The journey took more than 30 hours. There were potential complications in the practical realities of the Bryant family’s return to ministry, but they arrived safely-- back in the remote little village they call home.
Ginny Bryant says that people kept asking the family, “Are you excited to go back?” In fact, they heard the question many times in the weeks prior to their travel.
“It’s hard to answer that,” she shares, “mainly because going back means the loss of many things.”
“We are saying good-bye for three years to parents, grandparents, cousins and friends. We are going to miss out on so much in their lives and they in ours.”
Watching her children say good-bye to their loved ones, Ginny felt their loss deeply.
“As we again headed to a remote village to live, we were also saying good-bye to reliable internet, phones, schools, sports teams, ballet, play dates … all things that had become a regular part of our kids’ lives.”
“I say this to you to try to explain that we are torn in how we feel in going back.

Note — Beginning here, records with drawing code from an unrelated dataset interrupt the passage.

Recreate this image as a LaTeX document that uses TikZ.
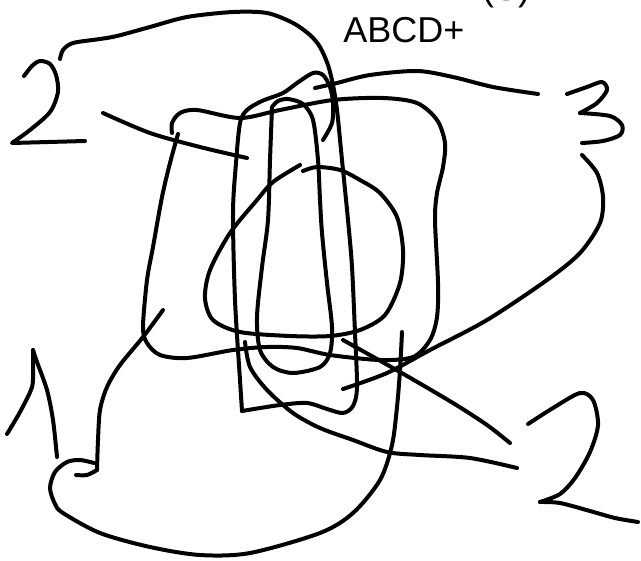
\documentclass[tikz,border=0pt]{standalone}
\usepackage{fontspec}
\setmainfont{Liberation Sans}
\begin{document}
\begin{tikzpicture}[x=0.75pt,y=-0.75pt,
  ink/.style={line width=3pt,line cap=round,line join=round},
  lbl/.style={inner sep=0pt,font=\fontsize{27pt}{32pt}\selectfont}]
\useasboundingbox (0,0) rectangle (641,560);
\begin{scope}
\clip (0,0) rectangle (641,560);
\node[lbl,anchor=base] (cut) at (506,1) {(S)};
\end{scope}
\node[lbl,anchor=base west] (abcd) at (343,43) {ABCD+};
% A: top arc and tall rectangle
\draw[ink] plot[smooth] coordinates {(60,59) (63,50) (73,43) (100,39) (117,36) (150,27) (187,17) (233,12) (267,13) (293,23) (310,35) (320,47) (328,65) (333,85) (337,110) (342,160) (348,220) (352,267) (355,333) (357,387) (353,406) (343,413) (327,409) (307,403) (280,405) (242,411)};
\draw[ink] plot[smooth] coordinates {(242,411) (240,380) (235,300) (233,213) (236,163) (240,123) (247,110) (262,101) (283,93) (297,83) (313,73) (323,75) (330,87) (333,103) (332,123) (323,140)};
% B: digit 2 top-left
\draw[ink] plot[smooth] coordinates {(24,76) (32,66) (40,61) (50,64) (56,75) (58,92) (50,112) (30,130) (12,143)} -- (85,141);
% C
\draw[ink] plot[smooth] coordinates {(103,113) (150,133) (200,147) (247,158)};
% D
\draw[ink] plot[smooth] coordinates {(315,88) (337,83) (370,75) (417,71) (453,77) (493,87) (538,94)};
% E: digit 3
\draw[ink] plot[smooth] coordinates {(567,94) (587,87) (602,82) (607,90) (597,103) (580,113)};
\draw[ink] plot[smooth] coordinates {(580,113) (610,116) (622,125) (620,135) (603,141) (582,143)};
% F
\draw[ink] plot[smooth] coordinates {(582,155) (597,173) (603,197) (600,223) (580,253) (547,280) (487,320) (430,350) (387,373) (343,389)};
% G: rounded frame
\draw[ink] plot[smooth] coordinates {(178,134) (170,163) (162,197) (153,247) (147,280) (143,327) (147,343) (160,355) (187,358) (233,350) (267,347) (297,348) (330,355) (380,360) (413,357) (430,340) (437,317) (438,283) (435,220) (437,193) (443,167) (445,143) (437,120) (417,103) (383,98) (333,100) (280,110) (240,118) (197,110) (180,113) (172,123) (172,133)};
% H: inner tall loop
\draw[ink] plot[smooth] coordinates {(272,108) (270,160) (268,220) (262,267) (257,317) (260,350) (273,367) (293,373) (320,367) (330,353) (332,327) (327,283) (322,233) (320,200) (318,160) (313,120) (303,104) (288,99) (278,101) (272,107)};
% I: oval
\draw[ink] plot[smooth] coordinates {(303,171) (317,167) (340,170) (360,180) (380,193) (397,217) (403,250) (400,283) (385,315) (360,330) (330,336) (290,336) (240,332) (213,320) (205,298) (210,270) (230,233) (257,200) (273,182) (300,165)};
% J: digit 1
\draw[ink] plot[smooth] coordinates {(7,434) (20,412) (32,387) (33,366) (33,350)};
\draw[ink] plot[smooth] coordinates {(33,350) (37,362) (47,390) (53,420) (57,457)};
% K: descending line with hook, and big loop
\draw[ink] plot[smooth] coordinates {(163,310) (143,337) (120,365) (107,387) (100,410) (98,440) (97,470)};
\draw[ink] plot[smooth] coordinates {(97,470) (87,475) (76,475)};
\draw[ink] plot[smooth] coordinates {(94,463) (80,460) (67,462) (55,472) (50,488) (55,504) (63,513) (100,533) (150,547) (200,555) (250,553) (320,533) (353,513) (380,480) (392,445) (397,407) (400,370) (402,332)};
% L
\draw[ink] plot[smooth] coordinates {(245,342) (250,367) (267,390) (293,413) (320,428) (353,440) (387,452) (420,455) (470,458) (517,468)};
% N
\draw[ink] plot[smooth] coordinates {(343,340) (400,372) (453,403) (487,425) (510,443)};
% O: digit 2 bottom-right
\draw[ink] plot[smooth] coordinates {(528,424) (553,408) (580,393) (593,400) (598,425) (590,452) (575,478) (560,494) (540,502)};
\draw[ink] plot[smooth] coordinates {(540,502) (560,503) (590,511) (615,518) (638,522)};
\end{tikzpicture}
\end{document}
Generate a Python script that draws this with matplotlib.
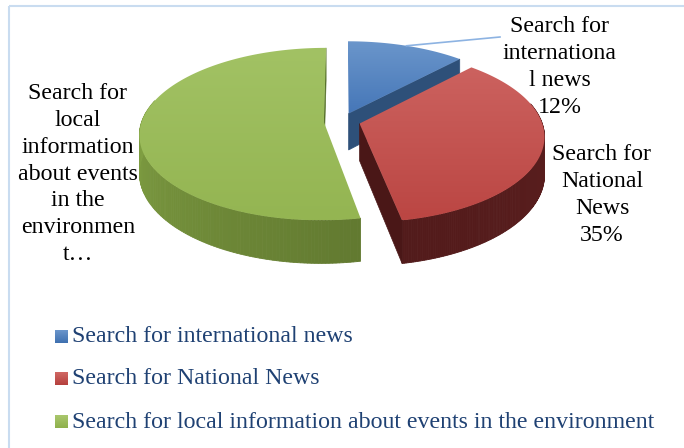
import matplotlib
matplotlib.use("Agg")
import matplotlib.pyplot as plt
from matplotlib.patches import Polygon, Rectangle
from matplotlib.colors import to_rgb
import numpy as np

categories = ["Search for international news",
              "Search for National News",
              "Search for local information about events in the environment"]
shares = [12, 35, 53]
slice_labels = ["Search for\ninternationa\nl news\n12%",
                "Search for\nNational\nNews\n35%",
                "Search for\nlocal\ninformation\nabout events\nin the\nenvironmen\nt\u2026"]

top_cols = [("#6b96cb", "#4677b8"), ("#cc625f", "#bb4643"), ("#a2c264", "#94b552")]
side_cols = [("#34577f", "#2b4a70"), ("#5a1e1e", "#481616"), ("#4b5d22", "#7f9e42")]
edge_cols = ["#2e5079", "#4a1717", "#56702a"]
legend_cols = [("#6b96cb", "#3f70b0"), ("#d06864", "#b5403d"), ("#a9c76d", "#8fb04c")]

# projection of the tilted pie (pixel space)
X0, Y0, R, A, K, H = 342.0, 121.2, 182.0, 84.3, 0.14, 37.0
EXPLODE = 0.1

plt.rcParams['font.family'] = ['Liberation Serif', 'DejaVu Serif']

fig = plt.figure(figsize=(6.84, 4.48), dpi=100)
ax = fig.add_axes([0, 0, 1, 1])
ax.set_xlim(0, 684)
ax.set_ylim(448, 0)
ax.axis("off")


def proj(u, v, z=0.0):
    s = 1.0 / (1.0 + K * v)
    return X0 + R * u * s, Y0 + (-A * v + H * z) * s


def mix(c1, c2, t):
    a, b = np.array(to_rgb(c1)), np.array(to_rgb(c2))
    return tuple(a + (b - a) * t)


def gradient_poly(pts, c_top, c_bot, zorder):
    poly = Polygon(pts, closed=True, facecolor="none", edgecolor="none")
    ax.add_patch(poly)
    ys = np.linspace(0, 1, 64)
    img = np.array([[mix(c_top, c_bot, t)] for t in ys])
    x0, x1 = pts[:, 0].min(), pts[:, 0].max()
    y0, y1 = pts[:, 1].min(), pts[:, 1].max()
    im = ax.imshow(img, extent=(x0, x1, y1, y0), origin="upper",
                   aspect="auto", zorder=zorder, interpolation="bilinear")
    im.set_clip_path(poly)


fracs = np.array(shares) / sum(shares)
bounds = np.concatenate([[0], np.cumsum(fracs) * 360])
draw_order = [0, 2, 1]
anchors = {}
for k, i in enumerate(draw_order):
    t1, t2 = bounds[i], bounds[i + 1]
    mid = np.radians((t1 + t2) / 2)
    cu, cv = EXPLODE * np.sin(mid), EXPLODE * np.cos(mid)
    th = np.radians(np.linspace(t1, t2, 200))
    au, av = cu + np.sin(th), cv + np.cos(th)
    z0 = 10 + k * 5
    # outer side, front facing part
    for j in range(len(th) - 1):
        if np.cos(th[j]) > 0.25:
            continue
        p1 = proj(au[j], av[j]); p2 = proj(au[j + 1], av[j + 1])
        p3 = proj(au[j + 1], av[j + 1], 1); p4 = proj(au[j], av[j], 1)
        t = np.clip((np.degrees(th[j]) - 90) / 180, 0, 1)
        col = mix(side_cols[i][0], side_cols[i][1], t)
        ax.add_patch(Polygon([p1, p2, p3, p4], closed=True, facecolor=col,
                             edgecolor=col, lw=0.6, zorder=z0))
    # radial face at end boundary
    eu, ev = cu + np.sin(th[-1]), cv + np.cos(th[-1])
    face = [proj(cu, cv), proj(eu, ev), proj(eu, ev, 1), proj(cu, cv, 1)]
    ax.add_patch(Polygon(face, closed=True, facecolor=edge_cols[i],
                         edgecolor=edge_cols[i], lw=0.5, zorder=z0 + 1))
    # top surface
    pts = np.array([proj(cu, cv)] + [proj(a, b) for a, b in zip(au, av)])
    gradient_poly(pts, top_cols[i][0], top_cols[i][1], z0 + 2)
    anchors[i] = proj(cu + np.sin(mid), cv + np.cos(mid))

# data labels
label_pos = [(560, 67), (602, 195), (78, 174)]
for i, (lx, ly) in enumerate(label_pos):
    ax.text(lx, ly, slice_labels[i], ha="center", va="center", fontsize=17.2,
            linespacing=1.36, color="black", zorder=40)

# leader line for the small slice
ax.plot([anchors[0][0], 500], [anchors[0][1], 37], color="#8db3e2", lw=1.2, zorder=30)

# chart border
ax.add_patch(Rectangle((8.5, 6.5), 700, 460, facecolor="none",
                       edgecolor="#c9dcf0", lw=1.5, zorder=50))

# legend
leg_y = [337, 379, 422]
for i, name in enumerate(categories):
    sq = np.array([[55, leg_y[i] - 6.5], [68, leg_y[i] - 6.5],
                   [68, leg_y[i] + 6.5], [55, leg_y[i] + 6.5]])
    gradient_poly(sq, legend_cols[i][0], legend_cols[i][1], 40)
    ax.text(72, leg_y[i], name, ha="left", va="center", fontsize=17.2,
            color="#1f4173", zorder=40)

fig.savefig("out.png", dpi=100)
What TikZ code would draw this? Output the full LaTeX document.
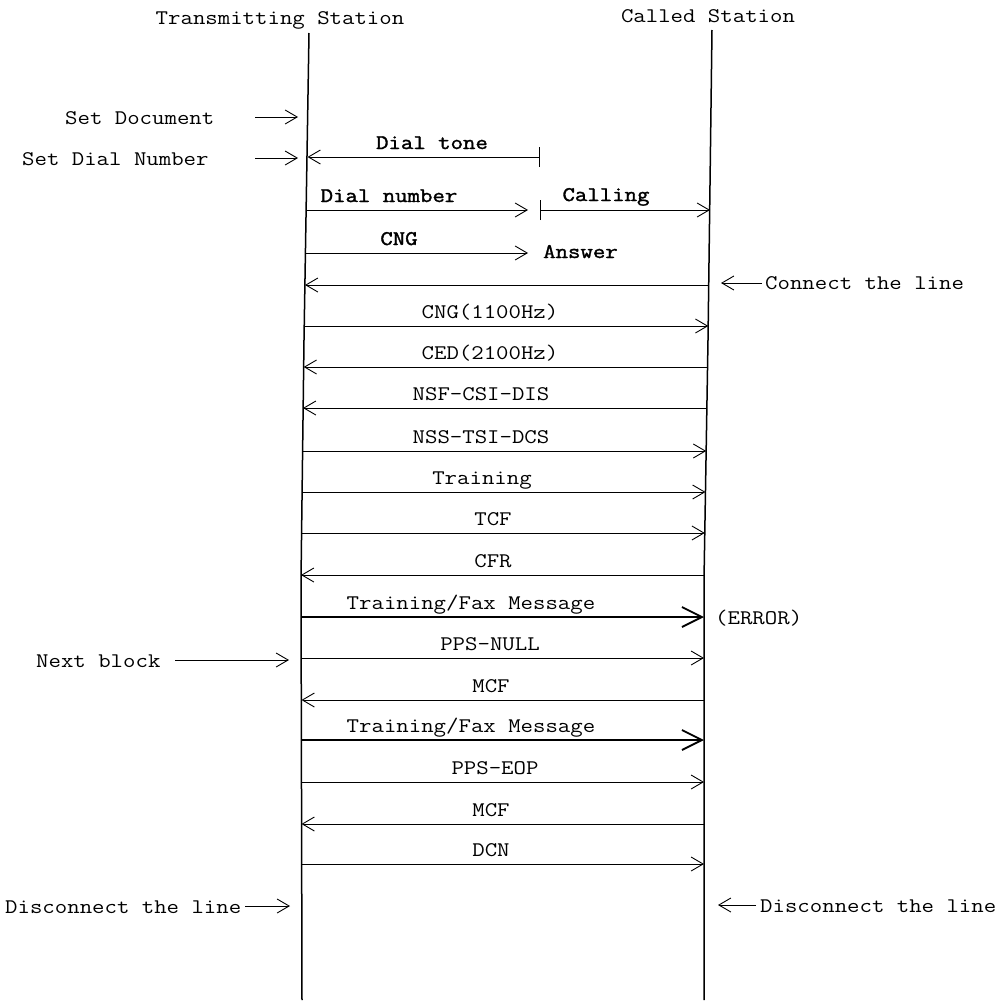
\documentclass[tikz,border=0pt]{standalone}
\usepackage{fontspec}
\newfontfamily\courf[FakeStretch=1.16]{Latin Modern Mono}
\newfontfamily\courfb[FakeStretch=1.16,FakeBold=1.6]{Latin Modern Mono}
\usetikzlibrary{arrows.meta}
\begin{document}
\begin{tikzpicture}[x=1pt,y=1pt,
  txt/.style={font=\courf\fontsize{20.8}{24}\selectfont, inner sep=0pt},
  btxt/.style={font=\courfb\fontsize{20.8}{24}\selectfont, inner sep=0pt},
  life/.style={line width=1.5pt},
  msg/.style={line width=0.9pt, -{Straight Barb[length=12pt,width=14pt,line width=0.9pt]}},
  bigmsg/.style={line width=1.8pt, -{Straight Barb[length=20pt,width=20pt,line width=1.8pt]}},
  barmsg/.style={line width=0.9pt, {Bar[width=20pt,line width=0.9pt]}-{Straight Barb[length=12pt,width=14pt,line width=0.9pt]}},
]
\useasboundingbox (0,0) rectangle (1005,-1001);

% lifelines
\coordinate (LT) at (309,-33);
\coordinate (LB) at (302,-1000);
\coordinate (RT) at (712,-30);
\coordinate (RB) at (704,-1000);
\draw[life] (LT) -- (304,-340) -- (301,-580) -- (LB);
\draw[life] (RT) -- (708,-340) -- (704,-580) -- (RB);

% headers
\node[txt, anchor=base] (hT) at (280,-24) {Transmitting Station};
\node[txt, anchor=base] (hC) at (708,-22) {Called Station};

% side labels
\node[txt, anchor=base west] (setdoc) at (65,-124) {Set Document};
\coordinate (setdocA) at (255,-117);
\coordinate (setdocB) at (298,-117);
\draw[msg] (setdocA) -- (setdocB);

\node[txt, anchor=base west] (setdial) at (22,-165) {Set Dial Number};
\coordinate (setdialA) at (255,-158);
\coordinate (setdialB) at (298,-158);
\draw[msg] (setdialA) -- (setdialB);

\node[txt, anchor=base west] (nextb) at (36,-667) {Next block};
\coordinate (nextA) at (175,-660);
\coordinate (nextB) at (289,-660);
\draw[msg] (nextA) -- (nextB);

\node[txt, anchor=base west] (discL) at (5,-913) {Disconnect the line};
\coordinate (discLA) at (245,-906);
\coordinate (discLB) at (290,-906);
\draw[msg] (discLA) -- (discLB);

\node[txt, anchor=base west] (conn) at (765,-289) {Connect the line};
\coordinate (connA) at (762,-283);
\coordinate (connB) at (721,-283);
\draw[msg] (connA) -- (connB);

\node[txt, anchor=base west] (discR) at (760,-912) {Disconnect the line};
\coordinate (discRA) at (756,-905);
\coordinate (discRB) at (718,-905);
\draw[msg] (discRA) -- (discRB);

\node[txt, anchor=base west] (err) at (715,-624) {(ERROR)};

% upper call setup
\coordinate (dtB) at (540,-157);
\coordinate (dtL) at (307.5,-157);
\draw[barmsg] (dtB) -- (dtL);
\node[btxt, anchor=base] (dt) at (432,-149) {Dial tone};

\coordinate (dnL) at (306,-210);
\coordinate (dnM) at (528,-210);
\draw[msg] (dnL) -- (dnM);
\node[btxt, anchor=base] (dn) at (389,-202) {Dial number};

\coordinate (clB) at (540,-210);
\coordinate (clR) at (710,-210);
\draw[barmsg] (clB) -- (clR);
\node[btxt, anchor=base] (cl) at (606,-201) {Calling};

\coordinate (cngL) at (305.5,-253);
\coordinate (cngM) at (528,-253);
\draw[msg] (cngL) -- (cngM);
\node[btxt, anchor=base] (cng) at (399,-245) {CNG};
\node[btxt, anchor=base west] (ans) at (543,-258) {Answer};

\coordinate (lnR) at (709,-285);
\coordinate (lnL) at (305,-285);
\draw[msg] (lnR) -- (lnL);

% messages: y / left x / right x / label / label x / direction
\foreach \y/\xl/\xr/\lab/\lx/\d [count=\i] in {
  326/304.3/708.3/CNG(1100Hz)/490/r,
  367/303.7/707.6/CED(2100Hz)/490/l,
  408/303/707/NSF-CSI-DIS/481/l,
  451/302.5/706.2/NSS-TSI-DCS/481/r,
  492/302/705.5/Training/482/r,
  533/301.6/704.8/TCF/493/r,
  575/301/704/CFR/493/l,
  617/301.2/704/Training\slash Fax Message/471/R,
  658/301.5/704/PPS-NULL/490/r,
  700/301.5/704/MCF/491/l,
  740/301.5/704/Training\slash Fax Message/471/R,
  782/301.5/704/PPS-EOP/495/r,
  824/301.5/704/MCF/491/l,
  864/301.5/704/DCN/491/r}
{
  \coordinate (mL\i) at (\xl,-\y);
  \coordinate (mR\i) at (\xr,-\y);
  \node[txt, anchor=base] (lab\i) at (\lx,-\y+8) {\lab};
  \if\d r \draw[msg] (mL\i) -- (mR\i); \fi
  \if\d l \draw[msg] (mR\i) -- (mL\i); \fi
  \if\d R \draw[bigmsg] (mL\i) -- (mR\i); \fi
}
\end{tikzpicture}
\end{document}
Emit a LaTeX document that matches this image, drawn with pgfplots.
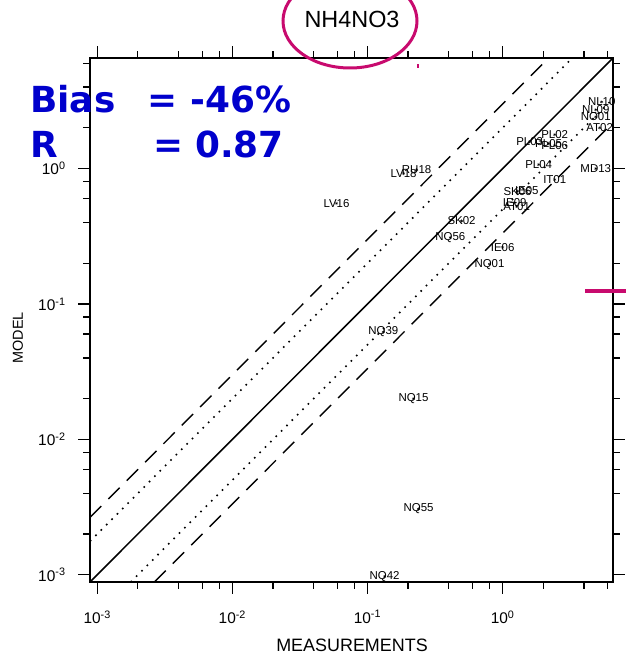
\documentclass[border=0pt]{standalone}
\usepackage{pgfplots}
\pgfplotsset{compat=1.18}
\usepackage{pgfplotstable}
\usepackage{fontspec}
\setmainfont{Liberation Sans}
\newfontfamily\dvs{DejaVu Sans}
\definecolor{statblue}{RGB}{0,0,204}
\definecolor{mag}{RGB}{200,10,110}

\pgfplotstableread{
label x y
LV16 0.059 0.553
LV18 0.185 0.92
RU18 0.231 0.98
SK02 0.497 0.41
NQ56 0.41 0.31
IE06 1.0 0.262
NQ01 0.80 0.197
NQ39 0.131 0.0622
NQ15 0.219 0.020
NQ55 0.239 0.00306
NQ42 0.134 0.00097
SK06 1.29 0.68
IE05 1.51 0.69
IE09 1.23 0.56
AT01 1.27 0.526
PL04 1.85 1.07
IT01 2.43 0.83
MD13 4.89 1.0
PL03 1.585 1.58
PL02 2.43 1.78
PL05 2.19 1.53
PL06 2.43 1.48
NL10 5.41 3.11
NL09 4.89 2.72
NO01 4.89 2.41
AT02 5.23 2.0
}\stations

\begin{document}
\begin{tikzpicture}[x=1bp,y=1bp]
\path[use as bounding box] (-90,-75) rectangle (536,582);
\clip (-90,-75) rectangle (536,582);
\begin{axis}[
  at={(0,0)}, anchor=south west,
  scale only axis, width=523bp, height=524bp,
  xmode=log, ymode=log,
  xmin=8.85e-4, xmax=6.56, ymin=8.85e-4, ymax=6.56,
  clip=false,
  axis line style={line width=1.5bp},
  tick align=outside,
  major tick length=12bp, minor tick length=7bp,
  every tick/.style={black, line width=1.3bp},
  xtick={1e-3,1e-2,1e-1,1},
  ytick={1e-3,1e-2,1e-1,1},
  minor xtick={2e-3,4e-3,6e-3,8e-3,2e-2,4e-2,6e-2,8e-2,0.2,0.4,0.6,0.8,2,4,6},
  minor ytick={2e-3,4e-3,6e-3,8e-3,2e-2,4e-2,6e-2,8e-2,0.2,0.4,0.6,0.8,2,4,6},
  xticklabels={10\textsuperscript{-3},10\textsuperscript{-2},10\textsuperscript{-1},10\textsuperscript{0}},
  yticklabels={10\textsuperscript{-3},10\textsuperscript{-2},10\textsuperscript{-1},10\textsuperscript{0}},
  /pgf/number format/assume math mode=true,
  ticklabel style={font=\fontsize{15.5}{17}\selectfont},
  xticklabel style={yshift=-13bp},
  yticklabel style={xshift=-9bp},
  xlabel={MEASUREMENTS},
  ylabel={MODEL},
  xlabel style={at={(axis description cs:0.501,-0.120)}, anchor=center, font=\fontsize{18}{20}\selectfont},
  ylabel style={at={(axis description cs:-0.138,0.466)}, anchor=center, rotate=0, font=\fontsize{14.5}{16}\selectfont},
  title={NH4NO3},
  title style={at={(axis description cs:0.501,1.063)}, anchor=center, font=\fontsize{23.5}{25}\selectfont},
]
\addplot[black, line width=1.5bp] coordinates {(8.85e-4,8.85e-4) (6.56,6.56)};
\addplot[black, line width=1.6bp, dash pattern=on 1.6bp off 6bp] coordinates {(8.85e-4,1.77e-3) (3.28,6.56)};
\addplot[black, line width=1.6bp, dash pattern=on 1.6bp off 6bp] coordinates {(1.77e-3,8.85e-4) (6.56,3.28)};
\addplot[black, line width=1.4bp, dash pattern=on 16bp off 10bp] coordinates {(8.85e-4,2.655e-3) (2.1867,6.56)};
\addplot[black, line width=1.4bp, dash pattern=on 16bp off 10bp] coordinates {(2.655e-3,8.85e-4) (6.56,2.1867)};
\addplot[only marks, mark=asterisk, mark size=1.6bp, black,
  nodes near coords, point meta=explicit symbolic,
  nodes near coords align=center,
  every node near coord/.style={font=\fontsize{11.5}{13}\selectfont, inner sep=0pt, anchor=center}]
  table[x=x, y=y, meta=label] {\stations};
\end{axis}
\node[anchor=base west, text=statblue, font=\dvs\bfseries\fontsize{36}{40}\selectfont, inner sep=0pt] at (-60,469) {Bias};
\node[anchor=base west, text=statblue, font=\dvs\bfseries\fontsize{36}{40}\selectfont, inner sep=0pt] at (57,469) {=};
\node[anchor=base west, text=statblue, font=\dvs\bfseries\fontsize{36}{40}\selectfont, inner sep=0pt] at (100,469) {-46\%};
\node[anchor=base west, text=statblue, font=\dvs\bfseries\fontsize{36}{40}\selectfont, inner sep=0pt] at (-60,424) {R};
\node[anchor=base west, text=statblue, font=\dvs\bfseries\fontsize{36}{40}\selectfont, inner sep=0pt] at (63,424) {=};
\node[anchor=base west, text=statblue, font=\dvs\bfseries\fontsize{36}{40}\selectfont, inner sep=0pt] at (105,424) {0.87};
\draw[mag, line width=3bp] (260,561) ellipse [x radius=67, y radius=47];
\draw[mag, line width=4bp] (495,291) -- (536,291);
\draw[mag, line width=1.5bp] (328,514) -- (328,518);
\end{tikzpicture}
\end{document}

Yes—we want to see our friends there! Yes—we are excited to see what God is going to do in people’s lives. Yes—we believe that this is where God wants us to be. But also, yes—it feels difficult and often very lonely,” Ginny explains candidly.
She continues, “I think sometimes people think that if something is hard for you or hard for your kids, then why do it?”
No one is forcing the Bryant family or making them feel bad if they don’t return. Instead, Ginny says, it’s about making a “conscious choice.” It’s about believing that serving God in Guinea is the best way they can honour God at this point in their lives.